____ Information supplied

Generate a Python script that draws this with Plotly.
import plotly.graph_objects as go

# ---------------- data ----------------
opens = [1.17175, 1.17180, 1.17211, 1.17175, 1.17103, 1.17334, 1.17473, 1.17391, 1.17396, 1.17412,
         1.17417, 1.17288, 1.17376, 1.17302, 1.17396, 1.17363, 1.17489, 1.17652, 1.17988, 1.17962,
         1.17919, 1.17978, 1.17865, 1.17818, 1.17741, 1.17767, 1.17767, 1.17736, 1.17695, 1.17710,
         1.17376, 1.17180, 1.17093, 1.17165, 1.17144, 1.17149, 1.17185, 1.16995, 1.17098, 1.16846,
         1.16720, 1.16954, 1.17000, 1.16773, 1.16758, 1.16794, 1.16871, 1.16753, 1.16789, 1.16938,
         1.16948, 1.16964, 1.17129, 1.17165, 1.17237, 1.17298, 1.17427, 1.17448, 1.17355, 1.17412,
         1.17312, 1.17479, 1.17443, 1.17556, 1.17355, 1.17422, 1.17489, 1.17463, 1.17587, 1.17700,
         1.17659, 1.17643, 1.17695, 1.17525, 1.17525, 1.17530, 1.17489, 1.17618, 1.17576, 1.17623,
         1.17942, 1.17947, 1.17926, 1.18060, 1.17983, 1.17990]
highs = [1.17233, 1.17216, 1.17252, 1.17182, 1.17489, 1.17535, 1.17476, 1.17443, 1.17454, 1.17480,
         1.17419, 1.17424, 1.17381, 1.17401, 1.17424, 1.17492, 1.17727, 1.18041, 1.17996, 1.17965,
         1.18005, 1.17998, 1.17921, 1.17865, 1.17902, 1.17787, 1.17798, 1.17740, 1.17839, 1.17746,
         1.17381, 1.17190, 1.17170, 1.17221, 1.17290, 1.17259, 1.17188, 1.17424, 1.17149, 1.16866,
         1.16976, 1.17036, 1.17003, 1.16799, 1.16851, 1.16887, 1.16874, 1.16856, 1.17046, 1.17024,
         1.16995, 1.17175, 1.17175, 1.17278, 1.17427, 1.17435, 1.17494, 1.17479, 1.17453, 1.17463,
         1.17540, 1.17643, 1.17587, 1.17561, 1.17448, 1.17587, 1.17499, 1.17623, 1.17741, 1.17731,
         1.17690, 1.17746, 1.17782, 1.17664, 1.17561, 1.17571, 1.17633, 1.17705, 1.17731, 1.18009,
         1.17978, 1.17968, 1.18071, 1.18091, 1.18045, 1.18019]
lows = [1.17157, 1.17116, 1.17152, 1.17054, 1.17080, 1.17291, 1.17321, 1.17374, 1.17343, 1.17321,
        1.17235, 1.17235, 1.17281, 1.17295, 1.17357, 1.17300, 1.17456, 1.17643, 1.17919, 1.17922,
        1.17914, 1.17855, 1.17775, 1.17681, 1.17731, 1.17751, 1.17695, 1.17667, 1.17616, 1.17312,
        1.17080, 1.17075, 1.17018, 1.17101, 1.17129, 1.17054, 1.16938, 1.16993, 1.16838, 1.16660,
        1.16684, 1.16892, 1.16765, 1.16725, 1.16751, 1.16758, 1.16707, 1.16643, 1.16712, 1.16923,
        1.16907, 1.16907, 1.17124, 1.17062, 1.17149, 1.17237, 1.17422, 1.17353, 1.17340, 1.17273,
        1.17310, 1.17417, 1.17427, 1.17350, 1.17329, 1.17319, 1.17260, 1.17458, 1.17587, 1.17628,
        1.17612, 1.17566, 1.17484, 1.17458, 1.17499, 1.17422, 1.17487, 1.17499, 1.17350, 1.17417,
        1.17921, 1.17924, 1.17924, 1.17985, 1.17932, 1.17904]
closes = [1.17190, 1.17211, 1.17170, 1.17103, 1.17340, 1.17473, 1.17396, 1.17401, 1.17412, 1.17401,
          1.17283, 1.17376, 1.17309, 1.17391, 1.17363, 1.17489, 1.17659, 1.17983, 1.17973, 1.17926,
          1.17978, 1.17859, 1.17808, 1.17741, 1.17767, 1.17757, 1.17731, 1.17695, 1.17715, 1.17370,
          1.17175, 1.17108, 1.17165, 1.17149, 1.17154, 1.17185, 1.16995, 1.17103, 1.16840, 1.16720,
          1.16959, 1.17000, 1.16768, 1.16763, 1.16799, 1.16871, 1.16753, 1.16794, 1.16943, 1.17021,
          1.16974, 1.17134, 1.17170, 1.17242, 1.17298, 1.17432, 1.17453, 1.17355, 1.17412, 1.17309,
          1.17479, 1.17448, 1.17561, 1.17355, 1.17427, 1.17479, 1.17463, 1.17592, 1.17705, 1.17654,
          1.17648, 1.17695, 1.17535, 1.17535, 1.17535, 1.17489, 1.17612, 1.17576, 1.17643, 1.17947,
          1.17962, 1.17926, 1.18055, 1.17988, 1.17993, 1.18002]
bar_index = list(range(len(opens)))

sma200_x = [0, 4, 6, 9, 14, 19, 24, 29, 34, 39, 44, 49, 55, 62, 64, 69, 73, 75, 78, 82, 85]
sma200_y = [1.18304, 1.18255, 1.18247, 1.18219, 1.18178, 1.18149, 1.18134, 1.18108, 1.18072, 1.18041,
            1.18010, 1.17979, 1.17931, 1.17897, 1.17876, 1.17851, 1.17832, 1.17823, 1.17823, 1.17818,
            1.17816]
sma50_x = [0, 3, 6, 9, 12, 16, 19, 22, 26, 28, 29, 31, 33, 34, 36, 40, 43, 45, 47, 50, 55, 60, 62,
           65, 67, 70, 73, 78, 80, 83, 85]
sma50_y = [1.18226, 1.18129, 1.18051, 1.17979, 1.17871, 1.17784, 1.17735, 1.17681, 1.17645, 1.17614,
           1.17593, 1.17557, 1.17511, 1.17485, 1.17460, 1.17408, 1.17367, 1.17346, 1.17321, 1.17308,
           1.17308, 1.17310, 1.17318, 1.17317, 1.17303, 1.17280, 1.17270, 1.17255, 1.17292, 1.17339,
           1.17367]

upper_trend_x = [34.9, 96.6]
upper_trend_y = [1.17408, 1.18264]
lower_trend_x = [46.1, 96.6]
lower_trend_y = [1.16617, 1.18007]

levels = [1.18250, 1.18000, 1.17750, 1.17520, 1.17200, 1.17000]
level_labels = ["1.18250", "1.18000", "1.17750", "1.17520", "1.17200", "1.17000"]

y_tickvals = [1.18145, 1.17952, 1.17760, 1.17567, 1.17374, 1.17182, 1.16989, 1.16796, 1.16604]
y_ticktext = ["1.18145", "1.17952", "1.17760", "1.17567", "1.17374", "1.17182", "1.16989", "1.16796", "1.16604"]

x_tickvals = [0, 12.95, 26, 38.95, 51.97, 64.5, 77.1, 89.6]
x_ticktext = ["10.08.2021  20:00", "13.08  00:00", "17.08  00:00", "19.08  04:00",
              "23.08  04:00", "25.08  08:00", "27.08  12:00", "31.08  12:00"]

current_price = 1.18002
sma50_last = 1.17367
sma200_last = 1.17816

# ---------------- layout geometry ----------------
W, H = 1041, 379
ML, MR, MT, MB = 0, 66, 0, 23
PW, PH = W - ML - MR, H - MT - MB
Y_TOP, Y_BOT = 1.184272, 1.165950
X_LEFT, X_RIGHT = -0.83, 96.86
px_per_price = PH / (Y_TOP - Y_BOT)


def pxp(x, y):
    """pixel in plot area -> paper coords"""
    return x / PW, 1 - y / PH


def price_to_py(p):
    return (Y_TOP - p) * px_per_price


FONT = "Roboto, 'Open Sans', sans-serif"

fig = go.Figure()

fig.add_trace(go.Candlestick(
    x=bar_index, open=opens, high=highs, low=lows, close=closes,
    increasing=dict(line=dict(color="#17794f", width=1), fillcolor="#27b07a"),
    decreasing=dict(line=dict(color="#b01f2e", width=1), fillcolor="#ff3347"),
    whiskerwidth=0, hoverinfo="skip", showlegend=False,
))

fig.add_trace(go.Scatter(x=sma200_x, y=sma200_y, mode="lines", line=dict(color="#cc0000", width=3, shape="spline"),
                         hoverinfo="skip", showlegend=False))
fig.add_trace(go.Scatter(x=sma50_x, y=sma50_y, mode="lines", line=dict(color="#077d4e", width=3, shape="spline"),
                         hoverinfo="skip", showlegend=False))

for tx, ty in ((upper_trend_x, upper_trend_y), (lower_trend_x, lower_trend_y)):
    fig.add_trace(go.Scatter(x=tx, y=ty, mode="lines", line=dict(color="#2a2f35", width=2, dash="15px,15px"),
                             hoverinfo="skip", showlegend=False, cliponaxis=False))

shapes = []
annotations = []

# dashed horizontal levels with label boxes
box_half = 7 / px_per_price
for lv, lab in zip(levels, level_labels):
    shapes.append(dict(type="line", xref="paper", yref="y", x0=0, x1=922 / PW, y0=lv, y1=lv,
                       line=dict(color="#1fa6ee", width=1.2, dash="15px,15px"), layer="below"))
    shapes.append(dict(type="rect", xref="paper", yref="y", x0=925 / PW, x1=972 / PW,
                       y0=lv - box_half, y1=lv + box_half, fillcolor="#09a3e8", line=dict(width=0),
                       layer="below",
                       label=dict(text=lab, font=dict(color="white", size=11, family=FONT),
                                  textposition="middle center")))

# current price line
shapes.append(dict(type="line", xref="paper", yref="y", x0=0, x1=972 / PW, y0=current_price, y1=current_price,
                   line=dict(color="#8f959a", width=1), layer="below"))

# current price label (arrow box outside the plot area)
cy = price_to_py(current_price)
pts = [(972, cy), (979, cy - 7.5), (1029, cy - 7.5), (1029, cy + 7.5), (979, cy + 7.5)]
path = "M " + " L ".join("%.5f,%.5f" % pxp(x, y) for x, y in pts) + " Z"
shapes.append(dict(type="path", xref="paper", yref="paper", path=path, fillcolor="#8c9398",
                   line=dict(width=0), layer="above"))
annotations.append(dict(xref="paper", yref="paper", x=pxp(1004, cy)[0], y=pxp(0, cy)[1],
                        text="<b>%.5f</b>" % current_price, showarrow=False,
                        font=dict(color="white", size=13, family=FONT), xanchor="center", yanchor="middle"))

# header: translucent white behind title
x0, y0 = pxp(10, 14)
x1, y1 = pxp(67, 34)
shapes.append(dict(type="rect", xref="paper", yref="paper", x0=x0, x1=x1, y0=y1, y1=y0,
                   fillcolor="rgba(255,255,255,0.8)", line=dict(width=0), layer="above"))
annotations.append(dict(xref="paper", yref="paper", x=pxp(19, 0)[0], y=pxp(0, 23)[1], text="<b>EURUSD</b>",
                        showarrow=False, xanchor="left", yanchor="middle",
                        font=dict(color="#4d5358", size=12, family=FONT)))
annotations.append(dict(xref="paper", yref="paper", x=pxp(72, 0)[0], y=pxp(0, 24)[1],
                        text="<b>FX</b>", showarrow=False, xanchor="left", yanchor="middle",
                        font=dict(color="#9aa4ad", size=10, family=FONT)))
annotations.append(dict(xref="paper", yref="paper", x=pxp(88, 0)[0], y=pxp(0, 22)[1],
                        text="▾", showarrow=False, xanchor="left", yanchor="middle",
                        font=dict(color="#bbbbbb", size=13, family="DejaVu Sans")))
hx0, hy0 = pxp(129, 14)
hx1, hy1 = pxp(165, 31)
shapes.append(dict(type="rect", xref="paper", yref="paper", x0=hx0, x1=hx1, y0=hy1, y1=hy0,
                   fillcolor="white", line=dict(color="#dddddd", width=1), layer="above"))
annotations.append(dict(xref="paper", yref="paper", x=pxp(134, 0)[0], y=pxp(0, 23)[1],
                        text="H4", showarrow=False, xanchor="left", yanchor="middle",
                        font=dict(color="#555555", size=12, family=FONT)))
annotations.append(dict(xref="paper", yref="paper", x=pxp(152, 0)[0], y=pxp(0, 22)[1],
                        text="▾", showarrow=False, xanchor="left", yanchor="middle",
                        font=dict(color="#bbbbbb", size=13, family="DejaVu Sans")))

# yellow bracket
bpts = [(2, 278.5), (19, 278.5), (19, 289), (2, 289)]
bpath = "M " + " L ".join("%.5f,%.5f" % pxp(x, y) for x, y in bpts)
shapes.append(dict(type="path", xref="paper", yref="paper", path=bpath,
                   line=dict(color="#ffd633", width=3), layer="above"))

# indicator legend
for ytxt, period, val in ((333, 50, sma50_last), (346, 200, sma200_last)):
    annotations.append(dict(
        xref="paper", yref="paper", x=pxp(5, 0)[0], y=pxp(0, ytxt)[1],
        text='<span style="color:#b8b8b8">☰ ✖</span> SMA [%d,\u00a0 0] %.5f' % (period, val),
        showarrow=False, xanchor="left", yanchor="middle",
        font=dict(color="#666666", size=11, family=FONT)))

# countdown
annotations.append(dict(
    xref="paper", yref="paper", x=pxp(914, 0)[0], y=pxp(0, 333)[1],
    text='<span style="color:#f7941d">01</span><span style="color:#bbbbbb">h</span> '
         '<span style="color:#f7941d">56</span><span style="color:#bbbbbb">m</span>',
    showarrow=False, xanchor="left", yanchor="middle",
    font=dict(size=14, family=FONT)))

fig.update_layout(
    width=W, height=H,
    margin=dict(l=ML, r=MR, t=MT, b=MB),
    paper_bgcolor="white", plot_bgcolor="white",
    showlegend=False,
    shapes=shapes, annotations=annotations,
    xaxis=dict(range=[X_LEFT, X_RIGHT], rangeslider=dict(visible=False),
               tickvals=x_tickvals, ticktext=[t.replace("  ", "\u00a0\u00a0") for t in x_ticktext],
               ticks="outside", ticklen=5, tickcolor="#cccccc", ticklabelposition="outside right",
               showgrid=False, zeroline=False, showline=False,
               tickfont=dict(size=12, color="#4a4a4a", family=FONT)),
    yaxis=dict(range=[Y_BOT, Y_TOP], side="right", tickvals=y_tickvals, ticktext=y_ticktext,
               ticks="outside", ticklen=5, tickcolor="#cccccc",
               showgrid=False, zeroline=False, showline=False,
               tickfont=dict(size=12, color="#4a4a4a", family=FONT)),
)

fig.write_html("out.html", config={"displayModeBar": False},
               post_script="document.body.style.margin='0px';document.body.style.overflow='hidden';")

________

=== Objective ===
The lines to collect are those holding the string "with"; copy them all.

=== Written solution ===
Generate a Python script that draws this with Plotly.
# dashed horizontal levels with label boxes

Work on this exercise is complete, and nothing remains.